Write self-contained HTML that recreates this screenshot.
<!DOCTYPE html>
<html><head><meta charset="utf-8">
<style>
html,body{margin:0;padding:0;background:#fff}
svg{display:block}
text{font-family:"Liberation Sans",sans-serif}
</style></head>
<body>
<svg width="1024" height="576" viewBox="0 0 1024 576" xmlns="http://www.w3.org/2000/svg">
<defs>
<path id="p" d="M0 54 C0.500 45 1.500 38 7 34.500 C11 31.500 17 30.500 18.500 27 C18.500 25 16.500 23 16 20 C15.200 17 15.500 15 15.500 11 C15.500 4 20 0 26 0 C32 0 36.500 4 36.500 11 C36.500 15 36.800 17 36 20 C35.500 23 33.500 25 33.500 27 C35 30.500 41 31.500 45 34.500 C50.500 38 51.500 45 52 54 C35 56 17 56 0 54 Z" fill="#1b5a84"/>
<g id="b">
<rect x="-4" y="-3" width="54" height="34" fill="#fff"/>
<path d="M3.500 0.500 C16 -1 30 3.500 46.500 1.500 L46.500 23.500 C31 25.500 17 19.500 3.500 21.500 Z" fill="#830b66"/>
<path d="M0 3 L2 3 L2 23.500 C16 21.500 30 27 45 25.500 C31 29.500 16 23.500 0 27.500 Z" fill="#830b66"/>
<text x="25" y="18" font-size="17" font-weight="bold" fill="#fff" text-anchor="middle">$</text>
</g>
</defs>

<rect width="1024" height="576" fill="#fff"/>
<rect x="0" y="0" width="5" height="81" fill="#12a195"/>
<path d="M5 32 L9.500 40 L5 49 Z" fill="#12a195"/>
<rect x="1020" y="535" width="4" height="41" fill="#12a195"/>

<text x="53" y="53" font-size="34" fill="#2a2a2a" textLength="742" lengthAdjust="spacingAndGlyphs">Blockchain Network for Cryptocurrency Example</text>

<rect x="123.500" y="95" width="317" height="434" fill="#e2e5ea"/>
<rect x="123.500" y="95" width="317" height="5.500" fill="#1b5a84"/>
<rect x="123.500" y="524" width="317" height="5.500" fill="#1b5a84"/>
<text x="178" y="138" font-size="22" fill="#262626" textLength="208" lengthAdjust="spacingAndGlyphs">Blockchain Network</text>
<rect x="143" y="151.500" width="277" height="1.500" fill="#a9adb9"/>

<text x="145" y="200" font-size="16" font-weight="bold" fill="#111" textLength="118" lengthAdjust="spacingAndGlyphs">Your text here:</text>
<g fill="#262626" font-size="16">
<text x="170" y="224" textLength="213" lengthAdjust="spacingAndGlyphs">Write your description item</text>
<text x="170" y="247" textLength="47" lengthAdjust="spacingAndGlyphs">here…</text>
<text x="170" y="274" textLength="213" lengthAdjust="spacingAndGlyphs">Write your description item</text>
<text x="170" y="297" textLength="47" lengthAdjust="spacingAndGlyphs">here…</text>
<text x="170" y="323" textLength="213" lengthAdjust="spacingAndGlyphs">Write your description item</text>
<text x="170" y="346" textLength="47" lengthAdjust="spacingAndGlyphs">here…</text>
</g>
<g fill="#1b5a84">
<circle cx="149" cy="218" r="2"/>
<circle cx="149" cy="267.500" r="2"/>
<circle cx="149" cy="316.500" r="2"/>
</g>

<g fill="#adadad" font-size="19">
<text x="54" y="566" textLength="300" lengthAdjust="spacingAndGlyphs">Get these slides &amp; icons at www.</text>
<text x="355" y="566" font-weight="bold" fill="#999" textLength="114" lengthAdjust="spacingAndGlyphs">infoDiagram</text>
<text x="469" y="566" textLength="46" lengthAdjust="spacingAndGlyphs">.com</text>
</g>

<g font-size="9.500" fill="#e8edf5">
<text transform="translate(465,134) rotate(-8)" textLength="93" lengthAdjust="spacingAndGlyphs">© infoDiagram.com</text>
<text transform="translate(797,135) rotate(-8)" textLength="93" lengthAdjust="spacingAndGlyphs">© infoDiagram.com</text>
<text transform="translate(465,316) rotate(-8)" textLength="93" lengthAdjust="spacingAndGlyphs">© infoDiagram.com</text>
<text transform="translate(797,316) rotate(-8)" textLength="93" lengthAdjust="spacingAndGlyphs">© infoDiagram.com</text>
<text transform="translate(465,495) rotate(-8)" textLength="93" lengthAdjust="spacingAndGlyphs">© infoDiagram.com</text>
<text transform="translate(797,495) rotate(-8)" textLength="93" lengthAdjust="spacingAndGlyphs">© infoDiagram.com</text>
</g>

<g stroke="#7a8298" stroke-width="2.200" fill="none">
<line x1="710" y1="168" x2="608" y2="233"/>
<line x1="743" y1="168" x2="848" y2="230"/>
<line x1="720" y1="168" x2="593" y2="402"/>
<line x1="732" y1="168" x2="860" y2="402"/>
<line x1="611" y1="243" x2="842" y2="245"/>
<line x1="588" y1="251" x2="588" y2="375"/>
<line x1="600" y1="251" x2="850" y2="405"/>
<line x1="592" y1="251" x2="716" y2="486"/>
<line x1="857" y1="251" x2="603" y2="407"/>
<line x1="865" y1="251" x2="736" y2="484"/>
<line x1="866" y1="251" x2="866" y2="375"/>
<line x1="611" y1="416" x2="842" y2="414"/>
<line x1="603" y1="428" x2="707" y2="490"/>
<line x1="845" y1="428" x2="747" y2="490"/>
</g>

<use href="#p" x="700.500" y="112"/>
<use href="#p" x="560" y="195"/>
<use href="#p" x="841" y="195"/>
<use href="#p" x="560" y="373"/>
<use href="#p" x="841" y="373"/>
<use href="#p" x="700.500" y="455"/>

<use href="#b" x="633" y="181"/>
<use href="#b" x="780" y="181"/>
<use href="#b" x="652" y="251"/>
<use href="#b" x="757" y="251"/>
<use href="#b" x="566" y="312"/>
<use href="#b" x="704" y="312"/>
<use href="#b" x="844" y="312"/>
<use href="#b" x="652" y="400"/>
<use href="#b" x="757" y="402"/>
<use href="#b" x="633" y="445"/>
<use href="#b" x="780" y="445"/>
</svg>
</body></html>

☆ ☆ ☆

- _Work to be completed_
Nothing should be changed: write out all of the data as is.

- _Answer to the task_
Write self-contained HTML that recreates this screenshot.
<!DOCTYPE html>
<html><head><meta charset="utf-8">
<style>
html,body{margin:0;padding:0;background:#fff}
svg{display:block}
text{font-family:"Liberation Sans",sans-serif}
</style></head>
<body>
<svg width="1024" height="576" viewBox="0 0 1024 576" xmlns="http://www.w3.org/2000/svg">
<defs>
<path id="p" d="M0 54 C0.500 45 1.500 38 7 34.500 C11 31.500 17 30.500 18.500 27 C18.500 25 16.500 23 16 20 C15.200 17 15.500 15 15.500 11 C15.500 4 20 0 26 0 C32 0 36.500 4 36.500 11 C36.500 15 36.800 17 36 20 C35.500 23 33.500 25 33.500 27 C35 30.500 41 31.500 45 34.500 C50.500 38 51.500 45 52 54 C35 56 17 56 0 54 Z" fill="#1b5a84"/>
<g id="b">
<rect x="-4" y="-3" width="54" height="34" fill="#fff"/>
<path d="M3.500 0.500 C16 -1 30 3.500 46.500 1.500 L46.500 23.500 C31 25.500 17 19.500 3.500 21.500 Z" fill="#830b66"/>
<path d="M0 3 L2 3 L2 23.500 C16 21.500 30 27 45 25.500 C31 29.500 16 23.500 0 27.500 Z" fill="#830b66"/>
<text x="25" y="18" font-size="17" font-weight="bold" fill="#fff" text-anchor="middle">$</text>
</g>
</defs>

<rect width="1024" height="576" fill="#fff"/>
<rect x="0" y="0" width="5" height="81" fill="#12a195"/>
<path d="M5 32 L9.500 40 L5 49 Z" fill="#12a195"/>
<rect x="1020" y="535" width="4" height="41" fill="#12a195"/>

<text x="53" y="53" font-size="34" fill="#2a2a2a" textLength="742" lengthAdjust="spacingAndGlyphs">Blockchain Network for Cryptocurrency Example</text>

<rect x="123.500" y="95" width="317" height="434" fill="#e2e5ea"/>
<rect x="123.500" y="95" width="317" height="5.500" fill="#1b5a84"/>
<rect x="123.500" y="524" width="317" height="5.500" fill="#1b5a84"/>
<text x="178" y="138" font-size="22" fill="#262626" textLength="208" lengthAdjust="spacingAndGlyphs">Blockchain Network</text>
<rect x="143" y="151.500" width="277" height="1.500" fill="#a9adb9"/>

<text x="145" y="200" font-size="16" font-weight="bold" fill="#111" textLength="118" lengthAdjust="spacingAndGlyphs">Your text here:</text>
<g fill="#262626" font-size="16">
<text x="170" y="224" textLength="213" lengthAdjust="spacingAndGlyphs">Write your description item</text>
<text x="170" y="247" textLength="47" lengthAdjust="spacingAndGlyphs">here…</text>
<text x="170" y="274" textLength="213" lengthAdjust="spacingAndGlyphs">Write your description item</text>
<text x="170" y="297" textLength="47" lengthAdjust="spacingAndGlyphs">here…</text>
<text x="170" y="323" textLength="213" lengthAdjust="spacingAndGlyphs">Write your description item</text>
<text x="170" y="346" textLength="47" lengthAdjust="spacingAndGlyphs">here…</text>
</g>
<g fill="#1b5a84">
<circle cx="149" cy="218" r="2"/>
<circle cx="149" cy="267.500" r="2"/>
<circle cx="149" cy="316.500" r="2"/>
</g>

<g fill="#adadad" font-size="19">
<text x="54" y="566" textLength="300" lengthAdjust="spacingAndGlyphs">Get these slides &amp; icons at www.</text>
<text x="355" y="566" font-weight="bold" fill="#999" textLength="114" lengthAdjust="spacingAndGlyphs">infoDiagram</text>
<text x="469" y="566" textLength="46" lengthAdjust="spacingAndGlyphs">.com</text>
</g>

<g font-size="9.500" fill="#e8edf5">
<text transform="translate(465,134) rotate(-8)" textLength="93" lengthAdjust="spacingAndGlyphs">© infoDiagram.com</text>
<text transform="translate(797,135) rotate(-8)" textLength="93" lengthAdjust="spacingAndGlyphs">© infoDiagram.com</text>
<text transform="translate(465,316) rotate(-8)" textLength="93" lengthAdjust="spacingAndGlyphs">© infoDiagram.com</text>
<text transform="translate(797,316) rotate(-8)" textLength="93" lengthAdjust="spacingAndGlyphs">© infoDiagram.com</text>
<text transform="translate(465,495) rotate(-8)" textLength="93" lengthAdjust="spacingAndGlyphs">© infoDiagram.com</text>
<text transform="translate(797,495) rotate(-8)" textLength="93" lengthAdjust="spacingAndGlyphs">© infoDiagram.com</text>
</g>

<g stroke="#7a8298" stroke-width="2.200" fill="none">
<line x1="710" y1="168" x2="608" y2="233"/>
<line x1="743" y1="168" x2="848" y2="230"/>
<line x1="720" y1="168" x2="593" y2="402"/>
<line x1="732" y1="168" x2="860" y2="402"/>
<line x1="611" y1="243" x2="842" y2="245"/>
<line x1="588" y1="251" x2="588" y2="375"/>
<line x1="600" y1="251" x2="850" y2="405"/>
<line x1="592" y1="251" x2="716" y2="486"/>
<line x1="857" y1="251" x2="603" y2="407"/>
<line x1="865" y1="251" x2="736" y2="484"/>
<line x1="866" y1="251" x2="866" y2="375"/>
<line x1="611" y1="416" x2="842" y2="414"/>
<line x1="603" y1="428" x2="707" y2="490"/>
<line x1="845" y1="428" x2="747" y2="490"/>
</g>

<use href="#p" x="700.500" y="112"/>
<use href="#p" x="560" y="195"/>
<use href="#p" x="841" y="195"/>
<use href="#p" x="560" y="373"/>
<use href="#p" x="841" y="373"/>
<use href="#p" x="700.500" y="455"/>

<use href="#b" x="633" y="181"/>
<use href="#b" x="780" y="181"/>
<use href="#b" x="652" y="251"/>
<use href="#b" x="757" y="251"/>
<use href="#b" x="566" y="312"/>
<use href="#b" x="704" y="312"/>
<use href="#b" x="844" y="312"/>
<use href="#b" x="652" y="400"/>
<use href="#b" x="757" y="402"/>
<use href="#b" x="633" y="445"/>
<use href="#b" x="780" y="445"/>
</svg>
</body></html>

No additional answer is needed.